Inspired, uplifting and exceptionally camp, "Mylo Xyloto" is a headfirst dive into ultra-tech, neon-lit guitar pop, eluded to only by minor flirtations on 2008's "Viva La Vida Or Death And All His Friends" and delivered with the sort of confidence that was previously reserved for when a hit single was in the offing. Those who blamed overproduction for bringing down the bloated "X&Y" ought to steer well clear, as there are more bleeps, bloops and studio tricks in opener "Hurts Like Heaven" than most of their back catalogue combined; indeed, remove the Parachutisms of "Us Against The World" and you have to go a long way through this album before there's any sign of the doom, gloom or humility that defined their early years. But if it was lethargic songwriting that killed that third album, here's your respite. All the excess that may previously have been in musical content has this time been stockpiled onto the post-production end of things, and while the intense saturation may have a whiff of glowstick-vomit to it at times, the songwriting never wavers. From the stadium-ready grandeur of "Charlie Brown" and "Don't Let It Break Your Heart" to the simple hit-building of "Paradise", Chris Martin and co. Have perhaps found the best songs and the best mode of expression since their initial rocket course to fame.
Lyrics — 8
Martin is a sticking point for many, of course. As much as the instrumentalists chip in and Jonny Buckland's crisp, melodic guitar lines don't half stand out Coldplay is really Chris Martin's baby and if his tone doesn't do it for you, what is he beyond a middle class fool with silly writing on his hands?
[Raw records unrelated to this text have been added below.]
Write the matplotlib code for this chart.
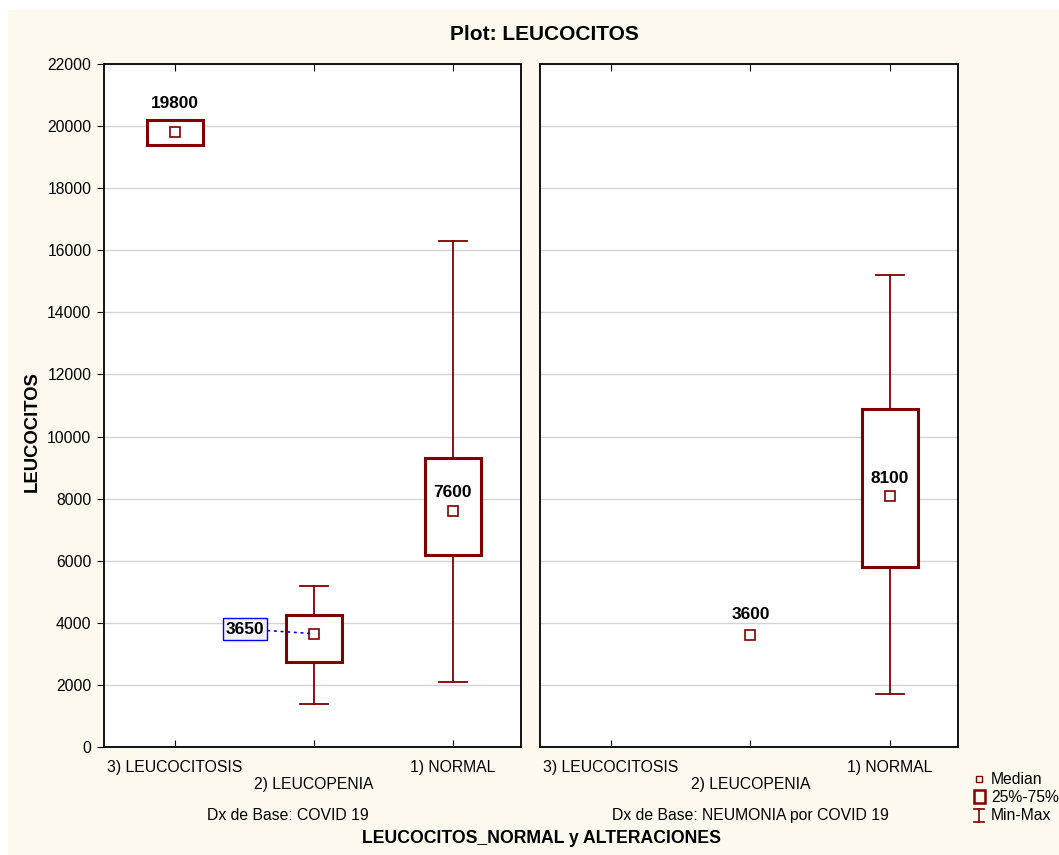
import matplotlib
matplotlib.use("Agg")
import matplotlib.pyplot as plt
from matplotlib.patches import Rectangle
from matplotlib.lines import Line2D

plt.rcParams['font.family'] = ['Liberation Sans', 'DejaVu Sans']

categories = ["3) LEUCOCITOSIS", "2) LEUCOPENIA", "1) NORMAL"]
panels = ["Dx de Base: COVID 19", "Dx de Base: NEUMONIA por COVID 19"]
# per panel: median, q1, q3, min, max (None = no data)
medians = [[19800, 3650, 7600], [None, 3600, 8100]]
q1s = [[19400, 2750, 6200], [None, 3600, 5800]]
q3s = [[20200, 4250, 9300], [None, 3600, 10900]]
mins = [[19400, 1400, 2100], [None, 3600, 1700]]
maxs = [[20200, 5200, 16300], [None, 3600, 15200]]
yticks = list(range(0, 22001, 2000))

W, H = 1059, 855
fig = plt.figure(figsize=(W / 100, H / 100), dpi=100)
fig.patch.set_facecolor("white")
fig.add_artist(Rectangle((8 / W, 0), 1 - 8 / W, 1 - 10 / H, transform=fig.transFigure,
                         facecolor="#FDF9EE", edgecolor="none", zorder=-10))

def px(x0, y0, x1, y1):
    return [x0 / W, 1 - y1 / H, (x1 - x0) / W, (y1 - y0) / H]

axes = [fig.add_axes(px(104, 64, 521, 747)), fig.add_axes(px(540, 64, 958, 747))]
RED = "#800000"
FS = 11.3
bw = 0.4
cw = 0.2

for p, ax in enumerate(axes):
    ax.set_facecolor("white")
    ax.set_xlim(-0.51, 2.49)
    ax.set_ylim(0, 22000)
    ax.set_yticks(yticks)
    ax.grid(axis="y", color="#D4D4D4", lw=1, zorder=0)
    ax.set_axisbelow(True)
    for s in ax.spines.values():
        s.set_linewidth(1.3)
    ax.set_xticks(range(len(categories)))
    ax.set_xticklabels([c if i != 1 else "\n" + c for i, c in enumerate(categories)], fontsize=FS)
    ax.tick_params(axis="x", direction="in", top=True, bottom=True, length=5, pad=9)
    if p == 0:
        ax.tick_params(axis="y", direction="out", length=5, labelsize=FS, pad=4)
    else:
        ax.tick_params(axis="y", left=False, labelleft=False)
    for i in range(len(categories)):
        m = medians[p][i]
        if m is None:
            continue
        lo, hi, mn, mx = q1s[p][i], q3s[p][i], mins[p][i], maxs[p][i]
        if mx > hi:
            ax.plot([i, i], [hi, mx], color=RED, lw=1.3, zorder=3)
            ax.plot([i - cw / 2, i + cw / 2], [mx, mx], color=RED, lw=1.3, zorder=3)
        if mn < lo:
            ax.plot([i, i], [mn, lo], color=RED, lw=1.3, zorder=3)
            ax.plot([i - cw / 2, i + cw / 2], [mn, mn], color=RED, lw=1.3, zorder=3)
        if hi > lo:
            ax.add_patch(Rectangle((i - bw / 2, lo), bw, hi - lo, facecolor="white",
                                   edgecolor=RED, lw=2.2, zorder=4))
        ax.plot([i], [m], marker="s", ms=7, mfc="white", mec=RED, mew=1.2, zorder=5)

lab_kw = dict(fontsize=12.4, fontweight="bold", ha="center", va="center", zorder=7)
axes[0].text(0, 20740, "19800", **lab_kw)
axes[0].text(2, 8210, "7600", **lab_kw)
axes[1].text(1, 4280, "3600", **lab_kw)
axes[1].text(2, 8660, "8100", **lab_kw)
axes[0].annotate("3650", xy=(1, 3650), xytext=(0.504, 3800), fontsize=12.4, fontweight="bold",
                 ha="center", va="center",
                 bbox=dict(boxstyle="square,pad=0.18", fc="#F3F3F8", ec="blue", lw=1),
                 arrowprops=dict(arrowstyle="-", color="blue", ls=(0, (1, 3)), lw=1.2,
                                 shrinkA=0, shrinkB=0), zorder=7)

fig.text(544 / W, 1 - 35 / H, "Plot: LEUCOCITOS", fontsize=15, fontweight="bold",
         ha="center", va="center")
fig.text(32 / W, 1 - 432 / H, "LEUCOCITOS", fontsize=13.3, fontweight="bold",
         ha="center", va="center", rotation=90)
fig.text(288 / W, 1 - 815 / H, panels[0], fontsize=FS, ha="center", va="center")
fig.text(750 / W, 1 - 815 / H, panels[1], fontsize=FS, ha="center", va="center")
fig.text(542 / W, 1 - 838 / H, "LEUCOCITOS_NORMAL y ALTERACIONES", fontsize=12.7,
         fontweight="bold", ha="center", va="center")

# legend
def fx(x):
    return x / W
def fy(y):
    return 1 - y / H
fig.add_artist(Line2D([fx(979)], [fy(779)], marker="s", ms=5, mfc="white", mec=RED,
                      mew=1.0, transform=fig.transFigure))
fig.add_artist(Rectangle((fx(974), fy(803)), 11 / W, 13 / H, transform=fig.transFigure,
                         fc="none", ec=RED, lw=1.8))
fig.add_artist(Line2D([fx(979), fx(979)], [fy(809), fy(822)], color=RED, lw=1.2,
                      transform=fig.transFigure))
for yy in (809, 822):
    fig.add_artist(Line2D([fx(974), fx(984)], [fy(yy), fy(yy)], color=RED, lw=1.2,
                          transform=fig.transFigure))
for yy, t in ((780, "Median"), (797, "25%-75%"), (815, "Min-Max")):
    fig.text(fx(991), fy(yy), t, fontsize=FS, ha="left", va="center")

fig.savefig("out.png", dpi=100, facecolor=fig.get_facecolor())
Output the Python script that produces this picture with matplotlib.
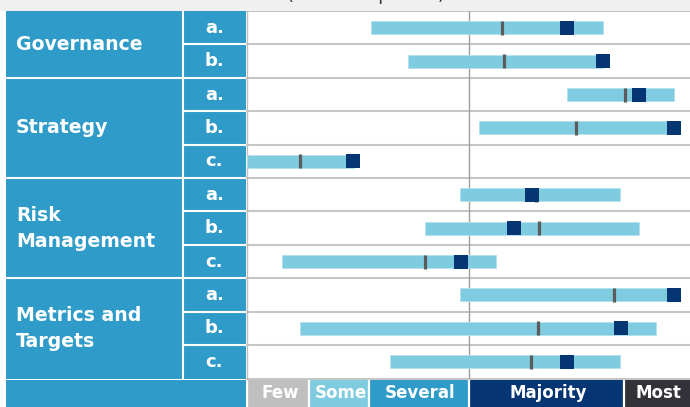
import matplotlib
matplotlib.use("Agg")
import numpy as np
import matplotlib.pyplot as plt
from matplotlib.patches import Rectangle

plt.rcParams["font.family"] = ["DejaVu Sans"]

W, H = 690, 407

# Pillars and their disclosure items
categories = ["Governance", "Strategy", "Risk\nManagement", "Metrics and\nTargets"]
items = [["a.", "b."], ["a.", "b.", "c."], ["a.", "b.", "c."], ["a.", "b.", "c."]]

# Share of companies (%) per item: range, median and highlighted value
range_low = [28.1, 36.3, 72.3, 52.3, 0.0, 48.0, 40.1, 7.9, 48.0, 11.9, 32.2]
range_high = [80.3, 80.3, 96.4, 96.4, 24.1, 84.2, 88.5, 56.1, 96.4, 92.3, 84.2]
median = [57.5, 58.1, 85.4, 74.3, 11.9, 65.2, 66.0, 40.1, 82.9, 65.8, 64.2]
highlight = [72.2, 80.3, 88.5, 96.4, 24.0, 64.4, 60.3, 48.3, 96.4, 84.4, 72.3]

# Verbal scale shown along the bottom
scale_labels = ["Few", "Some", "Several", "Majority", "Most"]
scale_edges = [0, 14, 27.5, 50, 85, 100]

BLUE = "#2e9bc8"
LIGHT = "#7fcbe0"
NAVY = "#053573"
TICK = "#5b5b5b"
scale_colors = ["#bfbfbf", LIGHT, BLUE, NAVY, "#323238"]


def box(x0, y0, x1, y1):
    return [x0 / W, 1 - y1 / H, (x1 - x0) / W, (y1 - y0) / H]


fig = plt.figure(figsize=(W / 100, H / 100), dpi=100, facecolor="white")
fig.patches.append(Rectangle((0, 1 - 10.5 / H), 1, 10.5 / H, transform=fig.transFigure,
                             facecolor="#f0f0f0", edgecolor="none", zorder=0))
fig.text(366 / W, 1.0, "(% of companies)", ha="center", va="baseline",
         fontsize=13, color="#333333")

n_rows = len(range_low)
y = np.arange(n_rows) + 0.5

# Main range chart
ax = fig.add_axes(box(247, 11, 690, 378.5))
ax.set_xlim(0, 100)
ax.set_ylim(n_rows, 0)
for b in range(n_rows + 1):
    ax.axhline(b, color="#c6c6c6", lw=1.5, zorder=1, clip_on=False)
ax.axvline(50, color="#9e9e9e", lw=1.0, zorder=2)
lo = np.array(range_low)
hi = np.array(range_high)
ax.barh(y, hi - lo, left=lo, height=0.39, color=LIGHT, edgecolor="#b3e1ee",
        linewidth=0.6, zorder=3)
ax.plot(median, y, ls="none", marker="|", ms=9.5, mew=2.3, color=TICK, zorder=4)
ax.plot(highlight, y, ls="none", marker="s", ms=9.4, mew=0, color=NAVY, zorder=5)
ax.set_xticks([])
ax.set_yticks([])
for s in ["top", "right", "bottom"]:
    ax.spines[s].set_visible(False)
ax.spines["left"].set_color("#c0c0c0")
ax.spines["left"].set_linewidth(1.0)

# Label table on the left
tab = fig.add_axes(box(6, 11, 246, 378.5))
tab.set_xlim(0, 240)
tab.set_ylim(n_rows, 0)
tab.set_facecolor(BLUE)
tab.axis("off")
tab.add_patch(Rectangle((0, 0), 240, n_rows, facecolor=BLUE, edgecolor="none", zorder=0))
col_x = 176.5
tab.plot([col_x, col_x], [0, n_rows], color="white", lw=1.5, zorder=2)
start = 0
for cat, its in zip(categories, items):
    end = start + len(its)
    tab.text(10, (start + end) / 2, cat, ha="left", va="center", fontsize=13.6,
             fontweight="bold", color="white", linespacing=1.45)
    for k, lab in enumerate(its):
        tab.text((col_x + 240) / 2, start + k + 0.5, lab, ha="center", va="center",
                 fontsize=13, fontweight="bold", color="white")
        if k > 0:
            tab.plot([col_x, 240], [start + k, start + k], color="white", lw=1.5, zorder=2)
    if end < n_rows:
        tab.plot([0, 240], [end, end], color="white", lw=1.5, zorder=2)
    start = end

# Scale legend along the bottom
leg_left = fig.add_axes(box(6, 380, 246, 407))
leg_left.set_facecolor(BLUE)
leg_left.set_xticks([])
leg_left.set_yticks([])
for s in leg_left.spines.values():
    s.set_visible(False)

leg = fig.add_axes(box(247, 380, 690, 407))
leg.set_xlim(0, 100)
leg.set_ylim(0, 1)
edges = np.array(scale_edges)
leg.barh(0.5, np.diff(edges), left=edges[:-1], height=1, color=scale_colors,
         edgecolor="none")
leg.vlines(edges[:-1], 0, 1, color="white", lw=1.6)
for lab, a, b in zip(scale_labels, edges[:-1], edges[1:]):
    leg.text((a + b) / 2 + 0.4, 0.5, lab, ha="center", va="center", fontsize=12,
             fontweight="bold", color="white")
leg.axis("off")

fig.savefig("out.png", dpi=100)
Well, he's a talented singer and a passable lyricist. His manipulation of quasi-alternative vernacular into easily digestible hooks is commendable and while he does so less convincingly on "Mylo Xyloto" than some other efforts, (see: "Every Teardrop Is A Waterfall") the ground is made up by the richness of his melody and careful consideration of notes in relation to chords.
Overall Impression — 8
In a world of risk aversion it's refreshing to see Coldplay go for wholesale changes in sound and image, meticulously constructed as they are in this case. Perhaps a cynic would point to "Princess Of China", which features guest star Rihanna, and see more fingerprints of the American megastar than Coldplay in its style - and perhaps they'd be right. However, all the best pop melody has a way of unifying masses of people, from the most passionate of fans to those who see music as sonic padding to television and club nights - Coldplay, always a "songs band" at heart, have finally put together a really strong collection and it's difficult to predict which of these eleven songs will elicit the greatest response from an audience so ready to sing their hearts out.